Reflections from a Mini Bus:
As I ride through the streets of this city in the dead of night, I am brought to a solemn silence reflecting on the last week and a half… The days seemed so long as we trudged through them, joyfully exhausted, but in these moments, deep in the city night, it feels as if they sped by all too quickly, not unlike all of these passing streetlights, pointing us toward our final destination: Home. The city seems so different at two in the morning. The streets aren’t filled to the brim with frogger-style pedestrians constantly crossing, dodging, weaving. Even weirder still, the road ahead isn’t brightly lit with a thousand tiny brake lights on hundreds of stop-and-go cars.
It brings me back to those first moments of the combination of excitement, nervousness, and readiness, stepping off of a Lufthansa mid-class aircraft and getting the “Express” treatment through and out of the airport. Back to those first hours of complete and utter dependency on our M friend and having zero clue about anything that was happening. Back to hopping in a large taxi, and flying through city traffic. Oh, city traffic. In a lot of ways, the way city traffic worked was very much the way the rest of the city worked as well. I mean, except the hospitality. I don’t think anyone was very hospitable speeding through the streets of this city, wedging between other cars, and forcing themselves into self-declared lanes without warning. That was the city in all its glory.

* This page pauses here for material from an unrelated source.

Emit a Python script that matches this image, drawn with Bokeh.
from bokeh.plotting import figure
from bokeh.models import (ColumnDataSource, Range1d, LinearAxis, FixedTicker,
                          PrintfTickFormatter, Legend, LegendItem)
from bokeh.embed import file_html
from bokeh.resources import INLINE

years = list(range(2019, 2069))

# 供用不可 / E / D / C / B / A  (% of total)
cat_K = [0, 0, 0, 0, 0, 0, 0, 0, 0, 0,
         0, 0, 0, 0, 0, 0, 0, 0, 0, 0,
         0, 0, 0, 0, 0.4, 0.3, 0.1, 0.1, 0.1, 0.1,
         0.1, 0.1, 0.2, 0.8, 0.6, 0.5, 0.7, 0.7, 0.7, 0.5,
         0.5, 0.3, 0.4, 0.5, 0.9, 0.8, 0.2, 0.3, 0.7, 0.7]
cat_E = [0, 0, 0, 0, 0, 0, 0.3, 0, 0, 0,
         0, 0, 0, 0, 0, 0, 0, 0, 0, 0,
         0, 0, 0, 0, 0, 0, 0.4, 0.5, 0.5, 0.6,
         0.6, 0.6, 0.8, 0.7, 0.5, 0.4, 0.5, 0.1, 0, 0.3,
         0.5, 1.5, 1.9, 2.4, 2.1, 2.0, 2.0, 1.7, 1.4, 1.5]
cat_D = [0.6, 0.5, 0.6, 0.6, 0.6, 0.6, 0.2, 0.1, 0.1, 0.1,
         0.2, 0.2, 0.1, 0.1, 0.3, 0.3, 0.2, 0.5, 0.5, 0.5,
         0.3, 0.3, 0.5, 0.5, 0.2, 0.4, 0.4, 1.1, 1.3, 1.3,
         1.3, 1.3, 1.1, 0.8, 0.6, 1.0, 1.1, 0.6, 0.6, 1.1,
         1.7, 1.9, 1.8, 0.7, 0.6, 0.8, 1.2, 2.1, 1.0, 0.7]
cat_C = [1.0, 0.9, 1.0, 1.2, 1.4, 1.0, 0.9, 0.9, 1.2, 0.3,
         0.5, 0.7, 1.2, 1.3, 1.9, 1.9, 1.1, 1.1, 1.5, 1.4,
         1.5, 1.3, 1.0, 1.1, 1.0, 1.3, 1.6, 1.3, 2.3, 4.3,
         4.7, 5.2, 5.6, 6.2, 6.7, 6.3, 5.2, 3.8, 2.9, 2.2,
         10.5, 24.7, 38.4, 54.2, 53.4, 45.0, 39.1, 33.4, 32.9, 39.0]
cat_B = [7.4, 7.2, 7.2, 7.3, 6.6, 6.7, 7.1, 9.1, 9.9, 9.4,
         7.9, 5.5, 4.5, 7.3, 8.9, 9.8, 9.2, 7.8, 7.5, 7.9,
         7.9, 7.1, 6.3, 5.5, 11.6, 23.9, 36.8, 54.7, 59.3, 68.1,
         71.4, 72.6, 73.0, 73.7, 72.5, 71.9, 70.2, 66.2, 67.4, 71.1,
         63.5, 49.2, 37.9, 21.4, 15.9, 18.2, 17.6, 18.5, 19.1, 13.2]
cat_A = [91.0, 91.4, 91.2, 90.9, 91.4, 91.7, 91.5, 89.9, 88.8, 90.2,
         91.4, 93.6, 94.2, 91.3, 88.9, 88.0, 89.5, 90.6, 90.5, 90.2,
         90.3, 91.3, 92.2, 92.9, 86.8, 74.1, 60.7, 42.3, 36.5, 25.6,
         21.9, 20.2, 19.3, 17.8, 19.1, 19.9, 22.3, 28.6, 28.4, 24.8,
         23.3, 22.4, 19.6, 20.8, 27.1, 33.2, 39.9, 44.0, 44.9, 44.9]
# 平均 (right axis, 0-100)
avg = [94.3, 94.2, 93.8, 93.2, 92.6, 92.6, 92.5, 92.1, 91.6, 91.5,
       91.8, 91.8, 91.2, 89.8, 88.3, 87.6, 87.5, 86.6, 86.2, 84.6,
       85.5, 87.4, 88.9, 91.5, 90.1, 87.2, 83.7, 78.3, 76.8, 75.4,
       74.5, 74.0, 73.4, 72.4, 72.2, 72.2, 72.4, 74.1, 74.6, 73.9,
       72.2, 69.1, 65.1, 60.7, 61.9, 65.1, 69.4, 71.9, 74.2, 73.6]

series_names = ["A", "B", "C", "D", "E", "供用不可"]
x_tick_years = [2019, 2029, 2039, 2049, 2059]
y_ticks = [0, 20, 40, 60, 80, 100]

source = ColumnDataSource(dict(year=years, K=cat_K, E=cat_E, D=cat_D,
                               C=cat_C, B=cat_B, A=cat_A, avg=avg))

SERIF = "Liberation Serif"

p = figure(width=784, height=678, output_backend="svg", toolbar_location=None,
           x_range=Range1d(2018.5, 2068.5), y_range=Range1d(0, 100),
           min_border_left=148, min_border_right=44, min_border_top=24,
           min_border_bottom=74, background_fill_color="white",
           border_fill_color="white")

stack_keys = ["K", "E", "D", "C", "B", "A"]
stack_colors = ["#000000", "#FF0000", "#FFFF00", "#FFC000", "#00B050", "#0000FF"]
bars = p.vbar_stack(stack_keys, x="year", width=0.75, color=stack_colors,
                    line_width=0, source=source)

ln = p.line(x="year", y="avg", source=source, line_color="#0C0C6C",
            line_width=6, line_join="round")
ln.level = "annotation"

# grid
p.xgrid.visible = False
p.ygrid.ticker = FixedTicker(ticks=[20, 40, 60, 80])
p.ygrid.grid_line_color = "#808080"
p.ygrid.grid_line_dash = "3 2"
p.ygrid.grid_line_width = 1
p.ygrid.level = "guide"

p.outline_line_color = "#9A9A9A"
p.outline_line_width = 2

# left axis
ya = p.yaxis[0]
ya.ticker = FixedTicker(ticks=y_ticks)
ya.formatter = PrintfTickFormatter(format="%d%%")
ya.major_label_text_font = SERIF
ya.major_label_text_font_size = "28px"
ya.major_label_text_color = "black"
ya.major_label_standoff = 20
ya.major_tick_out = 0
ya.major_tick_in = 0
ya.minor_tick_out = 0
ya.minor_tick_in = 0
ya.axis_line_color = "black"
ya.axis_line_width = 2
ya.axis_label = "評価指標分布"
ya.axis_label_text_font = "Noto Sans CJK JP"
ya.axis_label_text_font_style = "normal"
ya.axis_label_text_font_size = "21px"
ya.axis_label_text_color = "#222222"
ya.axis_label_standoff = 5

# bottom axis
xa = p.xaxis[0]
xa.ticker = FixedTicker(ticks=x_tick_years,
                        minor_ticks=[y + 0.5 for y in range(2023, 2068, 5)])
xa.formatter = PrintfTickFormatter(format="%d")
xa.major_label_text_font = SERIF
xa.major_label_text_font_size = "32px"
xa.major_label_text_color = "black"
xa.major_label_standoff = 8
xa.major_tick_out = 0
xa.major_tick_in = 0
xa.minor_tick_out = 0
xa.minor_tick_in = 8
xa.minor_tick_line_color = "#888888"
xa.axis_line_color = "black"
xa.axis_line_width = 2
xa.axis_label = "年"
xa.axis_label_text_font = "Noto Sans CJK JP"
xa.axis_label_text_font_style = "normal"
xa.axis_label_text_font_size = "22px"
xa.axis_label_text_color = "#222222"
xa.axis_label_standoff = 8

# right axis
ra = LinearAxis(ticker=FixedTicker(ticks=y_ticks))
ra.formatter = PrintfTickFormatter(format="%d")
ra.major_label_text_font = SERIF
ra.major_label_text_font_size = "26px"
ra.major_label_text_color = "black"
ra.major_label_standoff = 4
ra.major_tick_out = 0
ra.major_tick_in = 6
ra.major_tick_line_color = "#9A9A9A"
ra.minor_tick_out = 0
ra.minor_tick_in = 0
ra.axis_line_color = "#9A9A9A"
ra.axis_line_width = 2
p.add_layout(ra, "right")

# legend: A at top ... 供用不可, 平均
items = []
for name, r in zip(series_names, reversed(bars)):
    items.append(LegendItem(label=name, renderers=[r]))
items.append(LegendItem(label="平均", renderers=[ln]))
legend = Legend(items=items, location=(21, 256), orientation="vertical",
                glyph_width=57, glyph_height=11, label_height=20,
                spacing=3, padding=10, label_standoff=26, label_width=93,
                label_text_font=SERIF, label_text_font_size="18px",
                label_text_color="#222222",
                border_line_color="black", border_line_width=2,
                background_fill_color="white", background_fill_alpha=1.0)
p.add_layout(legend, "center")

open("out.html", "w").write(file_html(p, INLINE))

But it wasn’t N. Africa. It didn’t include the stunning natural beauty of the sunrises and sunsets, the crashing waves of the Sea, or the glorious purity of looking out from the top of a sand dune, seeing nothing but waves of sand before you. There is something that is undeniable about God’s majesty when one looks around at things such as these. There is truly a stirring to awe — awe that a landscape, a combination of colors tossed forth, to and fro, taking shape, making form, could stir the heart. It is no surprise that Paul sent word to Rome that, “[God’s] invisible attributes, namely, His eternal power and divine nature, have been clearly perceived, ever since the creation of the world, in the things that have been made” (Rom. 1:20 ESV). But even in all of these things, their splendor, their beauty, pales in comparison to magnificent man – even unrighteous man — who, out of all creation, God made in His own image.
Which is probably why, driving through the streets of the city, head filled with visions of sunsets and sand dunes, a name refuses to leave me. Subtle whispers of the Holy Spirit repeat one name: ‘Mr. S’. Mr. S was the oldest of the men in his family, a butcher and patriarch. He taught me how to tie a head scarf, smiling the entire time. He offered to us his home, his food, his tea. He opened up all that he had to us and brought forth his best if only we would sit down and dine with him. Eating with Mr. S and the other men in his family was beyond blessing. The way God stirs hearts to love who He loves comes in a lot of ways, and sometimes all it takes to go from the abstract, distant, arms-length love that we have for so much God loves to a real, in-your-face, heart-aching sort of love is a shove in the right direction through a shared meal. Its no wonder that Christ’s earthly ministry was filled with dining with the sick, that he placed such weight on his final meal with his friends, and that the early church “broke bread in their homes and ate together with glad and sincere hearts” (Acts 2:46 NIV).
So pray for Mr. S. Pray that God do a mighty work in his life, that the Holy Spirit would prepare and soften his heart and ultimately open up his eyes and ears to receive the gospel, and that through the new relationships our M friend has with his family he might hear the Good News that was to Paul, of first importance: “that Christ died for our sins according to the Scriptures, that he was buried, that he was raised on the third day according to the Scriptures, and that he appeared to Peter, and then to the Twelve” (1 Cor. 15:3-5 NIV). And pray that in these things, God might raise up a great multitude from Mr. S’s tribe would sing at the end of days, “Salvation belongs to our God, who sits on the throne, and to the Lamb” (Rev. 7:10 NIV).